APE / OPINIÓN
Por MARIANO GONZÁLEZ – Fotos: ANA LAURA BEROIZ
(APe).- El secretario de Derechos Humanos de la provincia del Chaco, Juan Carlos Goya, volvió a disparar días atrás los dardos de un racismo que el Estado Provincial afila con paciencia.
En una entrevista telefónica, consultado sobre la presencia de familias comiendo de un basural, el funcionario afirmó que los indigentes “se sienten cómodos” en esa situación de comer de los contenedores, situación a la que retornan permanentemente a pesar de los esfuerzos del Estado Provincial de proveerles “seguridad alimentaria y albergue”.
Por si fuera poco, Goya terminó por entablar cierta conexión entre las condiciones de indigencia y lo que denominó “serias perturbaciones mentales”. Así, mediante una maniobra discursiva, aferrándose a la idea de insanidad de las personas que viven en esas condiciones y traspolando la problemática a cuestiones psíquicas y no sociales, intentó disipar las responsabilidades del Estado engolando la voz e invocando a La Libertad.
Esgrimir una aceptación cultural no deja de ser un juego de palabras en donde diluir la ausencia del Estado y derramar las culpas en un Otro, siempre tan cercano a la entelequia deshumanizante. Lo culturalmente aceptado tiene el velo de la naturalidad con la que nos paran frente a hechos no naturales; creados, aceptados y gestados desde los resortes y discursos del poder que rebotan en los arrabales del entramado del micropoder. Rebotan en la ínfima cotidianeidad que los reproduce de manera casi imperceptible.

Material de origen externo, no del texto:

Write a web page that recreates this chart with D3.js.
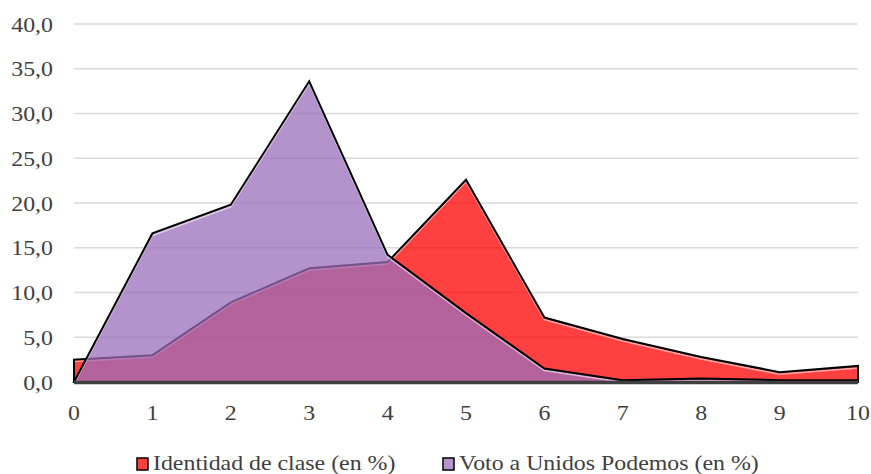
<!DOCTYPE html>
<html>
<head>
<meta charset="utf-8">
<script src="https://cdn.jsdelivr.net/npm/d3@7"></script>
<style>
  html, body { margin: 0; padding: 0; background: #fff; }
  svg { display: block; }
  text { font-family: "Liberation Serif", "Times New Roman", serif; }
</style>
</head>
<body>
<svg id="chart" width="871" height="474"></svg>
<script>
const categories = [0, 1, 2, 3, 4, 5, 6, 7, 8, 9, 10];
const identidadClase = [2.5, 3.0, 8.9, 12.7, 13.4, 22.6, 7.2, 4.8, 2.8, 1.1, 1.8];
const votoUP = [0.0, 16.6, 19.8, 33.6, 14.2, 7.7, 1.5, 0.2, 0.4, 0.2, 0.2];
const yTicks = [0, 5, 10, 15, 20, 25, 30, 35, 40];
const seriesNames = ["Identidad de clase (en %)", "Voto a Unidos Podemos (en %)"];

const svg = d3.select("#chart");
const TXT = "#404040";
const FS = 21.5;   // font size
const SX = 1.11;   // horizontal stretch seen in reference

const x = d3.scaleLinear().domain([0, 10]).range([74, 858]);
const y = d3.scaleLinear().domain([0, 40]).range([382, 24]);

// gridlines
svg.append("g").selectAll("line").data(yTicks.filter(d => d > 0)).join("line")
  .attr("x1", x(0)).attr("x2", x(10))
  .attr("y1", d => y(d)).attr("y2", d => y(d))
  .attr("stroke", "#d9d9d9").attr("stroke-width", 1.3);

function stretchedText(g, px, py, anchor, str) {
  return g.append("text")
    .attr("transform", `translate(${px},${py}) scale(${SX},1)`)
    .attr("text-anchor", anchor)
    .attr("font-size", FS)
    .attr("fill", TXT)
    .text(str);
}

// y labels
const fmt = v => v.toFixed(1).replace(".", ",");
const gy = svg.append("g");
yTicks.forEach(v => stretchedText(gy, 53, y(v) + 7.5, "end", fmt(v)));

// x labels
const gx = svg.append("g");
categories.forEach(c => stretchedText(gx, x(c), 420, "middle", String(c)));

const area = d3.area().x((d, i) => x(categories[i])).y0(y(0)).y1(d => y(d));
const line = d3.line().x((d, i) => x(categories[i])).y(d => y(d));

function poly(vals) {
  const pts = vals.map((v, i) => [x(categories[i]), y(v)]);
  pts.push([x(10), y(0)]);
  pts.unshift([x(0), y(0)]);
  return "M" + pts.map(p => p.join(",")).join("L") + "Z";
}

function drawSeries(vals, fill, opacity) {
  const g = svg.append("g");
  g.append("path").attr("d", area(vals)).attr("fill", fill).attr("fill-opacity", opacity);
  g.append("path").attr("d", line(vals))
    .attr("transform", "translate(0,2)")
    .attr("fill", "none").attr("stroke", "#ffffff").attr("stroke-opacity", 0.55).attr("stroke-width", 1.5);
  g.append("path").attr("d", poly(vals))
    .attr("fill", "none").attr("stroke", "#000").attr("stroke-width", 2).attr("stroke-linejoin", "miter");
}

drawSeries(identidadClase, "rgb(255,0,0)", 0.75);
drawSeries(votoUP, "rgb(155,110,185)", 0.75);

// x axis line
svg.append("line")
  .attr("x1", x(0)).attr("x2", x(10))
  .attr("y1", y(0) + 0.5).attr("y2", y(0) + 0.5)
  .attr("stroke", "#404040").attr("stroke-width", 3.5);

// legend
const legendItems = [
  { name: seriesNames[0], fill: "rgb(255,64,64)", x: 137 },
  { name: seriesNames[1], fill: "rgb(180,148,203)", x: 443 }
];
const lg = svg.append("g");
legendItems.forEach(it => {
  lg.append("rect").attr("x", it.x).attr("y", 458).attr("width", 11).attr("height", 12)
    .attr("fill", it.fill).attr("stroke", "#000").attr("stroke-width", 1.5);
  stretchedText(lg, it.x + 16, 470, "start", it.name);
});
</script>
</body>
</html>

Como supo decir el Loco de Turín (*), existe un pathos de distancia entre el que nombra y lo que se nombra. Ese pathos es el umbral que separa lo uno de lo otro. Separa La moral y la bondad de todo lo bajo y mundano, de todo lo plebeyo, de todo lo Otro. Nombrar es ese derecho señorial a crear “verdades”, valores y sentido común. No es otra cosa que la manifestación del poder de unos sobre otros. Del poder de unos de constituir a lo Otro.
Tras el telón de los discursos de subjetivación sobre la vagancia, la comodidad de comer en los basurales, los deseos de trabajos informales para no perder concesiones asistenciales se ocultan las sombras taciturnas de la precarización, la falta de acceso a una vivienda digna, los salarios de miseria, el clientelismo, el dominio de los cuerpos y las instituciones normalizadoras hijas del encierro subterráneo. Se esconden así bajo la alfombra de los discursos, no sólo los cuerpos sucios y hacinados sino también la pobreza estructural de un sistema que no hace más que expulsar hacia los márgenes los desechos humanos que produce. Cuando el funcionario, amparado en su autoridad moral invierte las culpas mediante sus discursos, no está más que ejerciendo su poder de colonizar subjetividades, de constituir e instaurar esas “verdades” sobre lo Otro.
Los niños que patean y revuelven los basurales, habituados a soñar con tesoros imposibles por entre el plástico que aún conservan los aromas de la sorpresa imaginan pequeños mundos donde otros sólo ven caos y podredumbre. Son, siempre, los únicos capaces de construir nuevos universos por entre los escombros de éste. Esos niños, buscando entre la basura los restos de un juguete, las sobras de una cena o el recuerdo de un abrazo lejano, no encuentran jamás en los hedores del basural las libertades que engalana Goya con sus labios y que niega con su codo. Sin embargo no claudicará la búsqueda; sólo desde la mirada tierna y pícara de la niñez podremos crear nuevos valores que nos den la ternura para vencerle el brazo a la lógica del amo y a su poder de nombrarnos.
(*) Friedrich Nietzsche era conocido como “el loco de Turín”.